On Monday, I was swaying between being glad that such a strange situation was coming to some sort of conclusion, and a growing sense of doom at the judgement we had to make as a group. The speeches by the advocate and the defense solicitor helped set the evidence in context, and prepare us for the task ahead. The judge them addressed us for around an hour, and set out what we were to do, and how we were to weigh up the evidence, as well as what evidence actually is. For example, if we believe one piece of evidence to be unreliable, we were to just set it aside, rather than believing the opposite to be true.
We deliberated and came to a decision. The defendant was found guilty and sentenced to seven years in prison by the judge.
I’m sure it’s clear that as the defendant spoke in their own defense, that as a jury we found their evidence to be unreliable. This is quite difficult to get your head around; I’m at heart a trusting and honest person, and would never lie knowingly, especially under oath in a High Court. It’s hard to believe that others have no qualms about doing this.

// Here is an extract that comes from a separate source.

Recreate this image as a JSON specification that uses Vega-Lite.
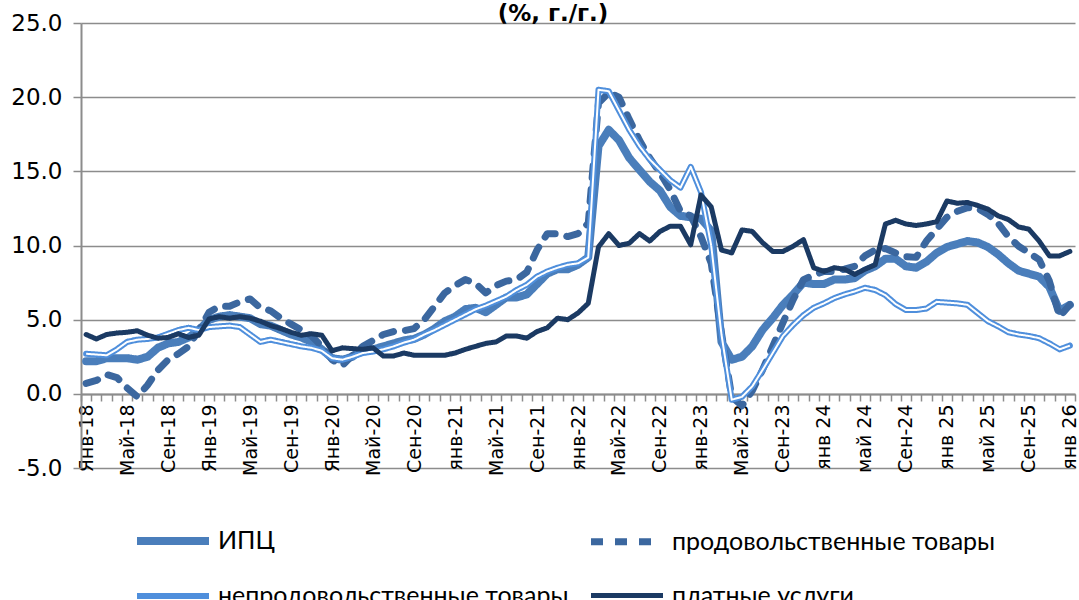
{
  "$schema": "https://vega.github.io/schema/vega-lite/v6.json",
  "width": 994,
  "height": 445,
  "autosize": {"type": "none"},
  "padding": {"left": 81, "top": 23, "right": 4, "bottom": 132},
  "background": "white",
  "title": {"text": "(%, г./г.)", "font": "DejaVu Sans", "fontSize": 23, "fontWeight": "bold", "color": "#000000", "anchor": "middle", "frame": "group", "dx": -25, "dy": 32, "offset": 0, "baseline": "alphabetic"},
  "config": {"view": {"stroke": null}, "font": "DejaVu Sans"},
  "data": {"values": [
    {"m": "Янв-18", "cpi": 2.2, "food": 0.7, "nonfood": 2.7, "serv": 4.0},
    {"m": "Фев-18", "cpi": 2.2, "food": 0.9, "nonfood": 2.65, "serv": 3.7},
    {"m": "Мар-18", "cpi": 2.4, "food": 1.3, "nonfood": 2.6, "serv": 4.0},
    {"m": "Апр-18", "cpi": 2.4, "food": 1.1, "nonfood": 3.0, "serv": 4.1},
    {"m": "Май-18", "cpi": 2.4, "food": 0.4, "nonfood": 3.5, "serv": 4.15},
    {"m": "Июн-18", "cpi": 2.3, "food": -0.2, "nonfood": 3.65, "serv": 4.25},
    {"m": "Июл-18", "cpi": 2.5, "food": 0.6, "nonfood": 3.7, "serv": 3.95},
    {"m": "Авг-18", "cpi": 3.1, "food": 1.6, "nonfood": 3.8, "serv": 3.75},
    {"m": "Сен-18", "cpi": 3.4, "food": 2.3, "nonfood": 4.05, "serv": 3.8},
    {"m": "Окт-18", "cpi": 3.5, "food": 2.7, "nonfood": 4.3, "serv": 4.05},
    {"m": "Ноя-18", "cpi": 3.8, "food": 3.2, "nonfood": 4.45, "serv": 3.8},
    {"m": "Дек-18", "cpi": 4.3, "food": 4.3, "nonfood": 4.3, "serv": 3.95},
    {"m": "Янв-19", "cpi": 5.0, "food": 5.5, "nonfood": 4.5, "serv": 5.05},
    {"m": "Фев-19", "cpi": 5.2, "food": 5.9, "nonfood": 4.55, "serv": 5.2},
    {"m": "Мар-19", "cpi": 5.3, "food": 5.9, "nonfood": 4.6, "serv": 5.1},
    {"m": "Апр-19", "cpi": 5.2, "food": 6.2, "nonfood": 4.5, "serv": 5.2},
    {"m": "Май-19", "cpi": 5.1, "food": 6.4, "nonfood": 4.0, "serv": 5.1},
    {"m": "Июн-19", "cpi": 4.7, "food": 5.8, "nonfood": 3.5, "serv": 4.9},
    {"m": "Июл-19", "cpi": 4.6, "food": 5.6, "nonfood": 3.65, "serv": 4.6},
    {"m": "Авг-19", "cpi": 4.3, "food": 5.1, "nonfood": 3.5, "serv": 4.4},
    {"m": "Сен-19", "cpi": 4.0, "food": 4.7, "nonfood": 3.35, "serv": 4.15},
    {"m": "Окт-19", "cpi": 3.8, "food": 4.3, "nonfood": 3.2, "serv": 3.95},
    {"m": "Ноя-19", "cpi": 3.5, "food": 3.9, "nonfood": 3.1, "serv": 4.05},
    {"m": "Дек-19", "cpi": 3.0, "food": 3.2, "nonfood": 2.9, "serv": 3.95},
    {"m": "Янв-20", "cpi": 2.4, "food": 2.3, "nonfood": 2.4, "serv": 2.9},
    {"m": "Фев-20", "cpi": 2.3, "food": 1.9, "nonfood": 2.3, "serv": 3.1},
    {"m": "Мар-20", "cpi": 2.5, "food": 2.6, "nonfood": 2.5, "serv": 3.05},
    {"m": "Апр-20", "cpi": 3.1, "food": 3.2, "nonfood": 2.75, "serv": 3.0},
    {"m": "Май-20", "cpi": 3.0, "food": 3.6, "nonfood": 2.85, "serv": 3.1},
    {"m": "Июн-20", "cpi": 3.2, "food": 4.0, "nonfood": 3.0, "serv": 2.55},
    {"m": "Июл-20", "cpi": 3.4, "food": 4.2, "nonfood": 3.2, "serv": 2.55},
    {"m": "Авг-20", "cpi": 3.6, "food": 4.25, "nonfood": 3.45, "serv": 2.75},
    {"m": "Сен-20", "cpi": 3.7, "food": 4.4, "nonfood": 3.65, "serv": 2.6},
    {"m": "Окт-20", "cpi": 4.0, "food": 5.0, "nonfood": 4.0, "serv": 2.6},
    {"m": "Ноя-20", "cpi": 4.4, "food": 5.9, "nonfood": 4.3, "serv": 2.6},
    {"m": "Дек-20", "cpi": 4.9, "food": 6.8, "nonfood": 4.65, "serv": 2.6},
    {"m": "янв-21", "cpi": 5.2, "food": 7.3, "nonfood": 5.0, "serv": 2.75},
    {"m": "Фев-21", "cpi": 5.7, "food": 7.7, "nonfood": 5.35, "serv": 3.0},
    {"m": "Мар-21", "cpi": 5.8, "food": 7.45, "nonfood": 5.7, "serv": 3.2},
    {"m": "Апр-21", "cpi": 5.5, "food": 6.8, "nonfood": 5.95, "serv": 3.4},
    {"m": "Май-21", "cpi": 6.0, "food": 7.3, "nonfood": 6.25, "serv": 3.5},
    {"m": "Июн-21", "cpi": 6.5, "food": 7.6, "nonfood": 6.55, "serv": 3.9},
    {"m": "Июл-21", "cpi": 6.5, "food": 7.7, "nonfood": 7.0, "serv": 3.9},
    {"m": "Авг-21", "cpi": 6.7, "food": 8.2, "nonfood": 7.35, "serv": 3.75},
    {"m": "Сен-21", "cpi": 7.4, "food": 9.7, "nonfood": 7.9, "serv": 4.2},
    {"m": "Окт-21", "cpi": 8.1, "food": 10.8, "nonfood": 8.25, "serv": 4.45},
    {"m": "Ноя-21", "cpi": 8.4, "food": 10.8, "nonfood": 8.5, "serv": 5.1},
    {"m": "Дек-21", "cpi": 8.4, "food": 10.6, "nonfood": 8.7, "serv": 5.0},
    {"m": "янв-22", "cpi": 8.7, "food": 10.8, "nonfood": 8.8, "serv": 5.45},
    {"m": "Фев-22", "cpi": 9.2, "food": 11.5, "nonfood": 9.2, "serv": 6.1},
    {"m": "Мар-22", "cpi": 16.7, "food": 19.6, "nonfood": 20.5, "serv": 9.9},
    {"m": "Апр-22", "cpi": 17.8, "food": 20.3, "nonfood": 20.4, "serv": 10.8},
    {"m": "Май-22", "cpi": 17.1, "food": 20.0, "nonfood": 19.1, "serv": 10.0},
    {"m": "Июн-22", "cpi": 15.9, "food": 18.5, "nonfood": 17.8, "serv": 10.15},
    {"m": "Июл-22", "cpi": 15.1, "food": 17.1, "nonfood": 16.7, "serv": 10.8},
    {"m": "Авг-22", "cpi": 14.3, "food": 15.9, "nonfood": 15.8, "serv": 10.3},
    {"m": "Сен-22", "cpi": 13.7, "food": 14.9, "nonfood": 15.1, "serv": 10.95},
    {"m": "Окт-22", "cpi": 12.6, "food": 13.75, "nonfood": 14.4, "serv": 11.3},
    {"m": "Ноя-22", "cpi": 12.0, "food": 12.3, "nonfood": 13.9, "serv": 11.3},
    {"m": "Дек-22", "cpi": 11.9, "food": 12.0, "nonfood": 15.3, "serv": 10.05},
    {"m": "янв-23", "cpi": 11.8, "food": 10.6, "nonfood": 13.6, "serv": 13.4},
    {"m": "Фев-23", "cpi": 11.0, "food": 8.8, "nonfood": 10.0, "serv": 12.6},
    {"m": "Мар-23", "cpi": 3.5, "food": 4.1, "nonfood": 4.0, "serv": 9.7},
    {"m": "Апр-23", "cpi": 2.3, "food": -0.2, "nonfood": -0.4, "serv": 9.5},
    {"m": "Май-23", "cpi": 2.5, "food": -0.8, "nonfood": -0.2, "serv": 11.05},
    {"m": "Июн-23", "cpi": 3.2, "food": 0.2, "nonfood": 0.5, "serv": 10.95},
    {"m": "Июл-23", "cpi": 4.3, "food": 1.6, "nonfood": 1.6, "serv": 10.2},
    {"m": "Авг-23", "cpi": 5.1, "food": 3.2, "nonfood": 2.75, "serv": 9.6},
    {"m": "Сен-23", "cpi": 6.0, "food": 4.8, "nonfood": 3.9, "serv": 9.6},
    {"m": "Окт-23", "cpi": 6.7, "food": 6.35, "nonfood": 4.65, "serv": 9.95},
    {"m": "Ноя-23", "cpi": 7.5, "food": 7.7, "nonfood": 5.3, "serv": 10.4},
    {"m": "Дек-23", "cpi": 7.4, "food": 8.0, "nonfood": 5.8, "serv": 8.5},
    {"m": "янв 24", "cpi": 7.4, "food": 8.25, "nonfood": 6.1, "serv": 8.25},
    {"m": "Фев-24", "cpi": 7.7, "food": 8.25, "nonfood": 6.45, "serv": 8.5},
    {"m": "Мар-24", "cpi": 7.7, "food": 8.4, "nonfood": 6.7, "serv": 8.4},
    {"m": "Апр-24", "cpi": 7.8, "food": 8.6, "nonfood": 6.9, "serv": 8.05},
    {"m": "май 24", "cpi": 8.3, "food": 9.3, "nonfood": 7.15, "serv": 8.4},
    {"m": "Июн-24", "cpi": 8.6, "food": 9.7, "nonfood": 7.0, "serv": 8.7},
    {"m": "Июл-24", "cpi": 9.1, "food": 9.8, "nonfood": 6.65, "serv": 11.45},
    {"m": "Авг-24", "cpi": 9.1, "food": 9.5, "nonfood": 6.05, "serv": 11.7},
    {"m": "Сен-24", "cpi": 8.6, "food": 9.25, "nonfood": 5.65, "serv": 11.45},
    {"m": "Окт-24", "cpi": 8.5, "food": 9.2, "nonfood": 5.65, "serv": 11.35},
    {"m": "Ноя-24", "cpi": 8.9, "food": 10.3, "nonfood": 5.75, "serv": 11.45},
    {"m": "Дек-24", "cpi": 9.5, "food": 11.1, "nonfood": 6.2, "serv": 11.6},
    {"m": "янв 25", "cpi": 9.9, "food": 11.9, "nonfood": 6.15, "serv": 13.0},
    {"m": "Фев-25", "cpi": 10.1, "food": 12.3, "nonfood": 6.1, "serv": 12.85},
    {"m": "Мар-25", "cpi": 10.3, "food": 12.55, "nonfood": 6.0, "serv": 12.9},
    {"m": "Апр-25", "cpi": 10.2, "food": 12.5, "nonfood": 5.45, "serv": 12.7},
    {"m": "май 25", "cpi": 9.9, "food": 12.1, "nonfood": 4.9, "serv": 12.45},
    {"m": "Июн-25", "cpi": 9.4, "food": 11.5, "nonfood": 4.55, "serv": 12.0},
    {"m": "Июл-25", "cpi": 8.8, "food": 10.6, "nonfood": 4.15, "serv": 11.75},
    {"m": "Авг-25", "cpi": 8.3, "food": 9.95, "nonfood": 4.0, "serv": 11.25},
    {"m": "Сен-25", "cpi": 8.1, "food": 9.5, "nonfood": 3.9, "serv": 11.1},
    {"m": "Окт-25", "cpi": 7.9, "food": 9.05, "nonfood": 3.75, "serv": 10.3},
    {"m": "Ноя-25", "cpi": 7.2, "food": 7.6, "nonfood": 3.4, "serv": 9.3},
    {"m": "Дек-25", "cpi": 5.6, "food": 5.2, "nonfood": 3.0, "serv": 9.3},
    {"m": "янв 26", "cpi": 6.0, "food": 6.0, "nonfood": 3.25, "serv": 9.6}
  ]},
  "transform": [{"fold": ["cpi", "food", "nonfood", "serv"], "as": ["series", "value"]}],
  "encoding": {
    "x": {
      "field": "m", "type": "ordinal", "sort": null, "bandPosition": 0.5,
      "scale": {"type": "band", "paddingInner": 0, "paddingOuter": 0},
      "axis": {
        "title": null, "offset": -74, "grid": false,
        "domainColor": "#8c8c8c", "domainWidth": 2,
        "tickColor": "#8c8c8c", "tickWidth": 1.5, "tickSize": 7, "tickBand": "extent",
        "labelAngle": -90, "labelAlign": "right", "labelBaseline": "middle", "labelPadding": 3,
        "labelFont": "DejaVu Sans", "labelFontSize": 19, "labelColor": "#000000", "labelOverlap": false,
        "labelExpr": "indexof(['Янв','янв','Май','май','Сен'], slice(datum.label, 0, 3)) >= 0 ? datum.label : ''"
      }
    },
    "y": {
      "field": "value", "type": "quantitative",
      "scale": {"domain": [-5, 25], "nice": false, "zero": false},
      "axis": {
        "title": null, "values": [-5, 0, 5, 10, 15, 20, 25], "grid": true,
        "gridColor": "#8c8c8c", "gridWidth": 1.5,
        "domainColor": "#8c8c8c", "domainWidth": 2,
        "tickColor": "#8c8c8c", "tickWidth": 1.5, "tickSize": 8,
        "labelFont": "DejaVu Sans", "labelFontSize": 23, "labelColor": "#000000", "labelPadding": 11,
        "labelExpr": "datum.value < 0 ? '-' + format(-datum.value, '.1f') : format(datum.value, '.1f')"
      }
    },
    "color": {
      "field": "series", "type": "nominal",
      "scale": {"domain": ["cpi", "food", "nonfood", "serv"], "range": ["#4a7ebb", "#3b679f", "#4f8fdc", "#1b3a63"]},
      "legend": {
        "orient": "none", "legendX": 52, "legendY": 478, "columns": 2, "direction": "horizontal", "title": null,
        "symbolType": "stroke", "symbolSize": 5184, "labelFont": "Lato", "labelFontSize": 25, "labelColor": "#000000",
        "labelLimit": 1000, "rowPadding": -40, "columnPadding": 8, "labelOffset": 5,
        "labelExpr": "datum.label === 'cpi' ? 'ИПЦ' : datum.label === 'food' ? 'продовольственные товары' : datum.label === 'nonfood' ? 'непродовольственные товары' : 'платные услуги'"
      }
    },
    "strokeDash": {
      "field": "series", "type": "nominal",
      "scale": {"domain": ["cpi", "food", "nonfood", "serv"], "range": [[1, 0], [12, 12], [1, 0], [1, 0]]},
      "legend": null
    },
    "strokeWidth": {
      "field": "series", "type": "nominal",
      "scale": {"domain": ["cpi", "food", "nonfood", "serv"], "range": [8, 5, 6, 6]},
      "legend": null
    }
  },
  "layer": [
    {"transform": [{"filter": "datum.series === 'cpi'"}], "mark": {"type": "line", "strokeJoin": "round", "strokeCap": "round"}},
    {"transform": [{"filter": "datum.series === 'food'"}], "mark": {"type": "line", "strokeJoin": "round", "strokeCap": "round"}},
    {"transform": [{"filter": "datum.series === 'nonfood'"}], "mark": {"type": "line", "strokeJoin": "round", "strokeCap": "round"}},
    {"transform": [{"filter": "datum.series === 'nonfood'"}], "mark": {"type": "line", "strokeJoin": "round"},
     "encoding": {"color": {"value": "white"}, "strokeWidth": {"value": 2}, "strokeDash": {"value": [1, 0]}}},
    {"transform": [{"filter": "datum.series === 'serv'"}], "mark": {"type": "line", "strokeJoin": "round", "strokeCap": "round"}}
  ]
}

It’s been a few days since I was in Court. After the sentencing, we all took our belongings and left. A couple of the jurors were going the same way as me, so we all walked together, leaving people off as they peeled off towards their homes. We knew we were not going to meet again, and there wasn’t any sense of closure, even though the sentencing had taken place. I feel like I still haven’t got any sense of closure. I was maybe hoping that the defendant would stand up and yell ‘OK, I DID IT! AND I LIED AND SAID I DIDN’T, IT’S A FAIR COP!’ to make the whole thing more bearable.